Publié le 07/07/2016 par Sarah Pialeprat / Catégorie: Critique

Chaque année, au mois de juin, c'est une tradition, Bozar accueille les films de fin d'études des étudiants de l'INSAS, l'école supérieure des arts du spectacle et des techniques de diffusion et de communication de la Fédération Wallonie-Bruxelles. Au programme 2016, 12 films dont 6 documentaires et 6 fictions. Etrange de constater combien chaque année une teinte semble émerger, une sorte de tonalité dominante comme si une idée traversait les esprits pour se déployer d'une manière ou d'une autre dans les films. Ce sont les limites que les étudiants de cette promotion sont surtout partis explorer, et notamment le thème de l'inceste qui ne se dit pas que l'on a pu voir dans beaucoup de travaux.

Première partie consacrée au désormais traditionnel Regards croisés qui, depuis 2004, permet à un étudiant de faire ses classes à l'étranger, de se confronter à l'inconnu culturel, géographique ou linguistique. Cette année, les étudiants ont rejoint trois destinations, Hanoi au Vietnam (l'école SKDA), Lodz en Pologne et enfin plus proche, Aubagne en France (Université SATIS). On le sait, l'inconnu inspire ou paralyse. Si l'on a pu constater, au cours des dernières années, des projets bancals qui cherchaient désespérément leur sujet, la promotion 2016 sort son épingle du jeu. Une mention spéciale pour Léopold Legrand qui, en 14 minutes, nous propulse avec Angelika dans un orphelinat de Lodz en compagnie d'une fillette de 7 ans, une enfant placée pour des raisons qui ne sont jamais clairement nommées mais que l'on devine terribles.
Un documentaire coup de poing, tragique autant que vivant, filmé avec une sensibilité qui ne cède jamais au pathos. Léopold Legrand construit une dramaturgie faite d'ellipses et de non-dits sans perdre une miette de l'attention du spectateur. Son personnage, à la fois perdue et révoltée, moteur crépitant de tous les plans du film crève l'écran par son énergie, le cœur par son esbroufe. Un film bouleversant dont on entendra parler dans les prochains mois et qui devrait faire le tour des festivals.
Plus près de la Belgique, Unisson réalisé par Jérôme Erhart à Aubagne, ville française connue pour son régiment de la légion étrangère, dressait un portrait sans paroles de la ville, confrontant les chants militaires et ceux des religieuses d'un cloître. Le film évitait habilement l’écueil terrible de la voix off, tout comme le film d'Aline Magrez, No'i autre portrait de ville assez joliment inspiré.

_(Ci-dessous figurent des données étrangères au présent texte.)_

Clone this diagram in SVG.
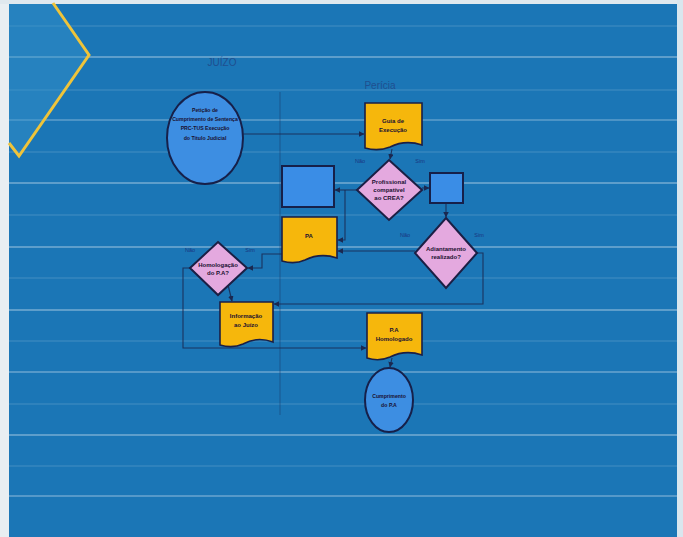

Les étudiants qui n'ont pas bénéficié d'un voyage à l'étranger se sont tournés davantage vers la fiction que vers le documentaire pour pouvoir peut-être s'évader un peu, même si la plupart des scénarios imaginés n'étaient pas à proprement parler exotiques ou dépaysants. Deux documentaires contre six fictions ont été présentés.
Trois fictions interrogeaient, avec plus ou moins de bonheur, la fragile frontière entre l'amour fraternel ou paternel et l'amour charnel. Histoire fusionnelle entre un frère et une sœur qui a grandi trop vite dans Etreinte sur le vide de Sébastien Perée ; Père plus qu'encombrant dans Paul est là de Valentina Marel ou encore rapport tendancieux entre frère et sœur dans la fable surréaliste et souvent désarmante du film de Roxanne Gaucherand, Les incapables. Si ce dernier méritait plus de simplicité, il fait toutefois figure d'exception dans cette série de film aux histoires relativement sages et classiques. Et si l'accumulation maladroite des éléments finissait par lasser et gâcher un peu le plaisir, Roxane Gaucherand avait le mérite d'inventer un univers très personnel et une narration qui éclatait joyeusement dans tous les sens. Deux projets plus « expérimentaux » exploraient d’autres voies Pavillon n°7 de Jeanne Cousseau et Forum de Joachim Soudan mais prouvaient aussi, hélas, que l’originalité n’est pas toujours la meilleure idée.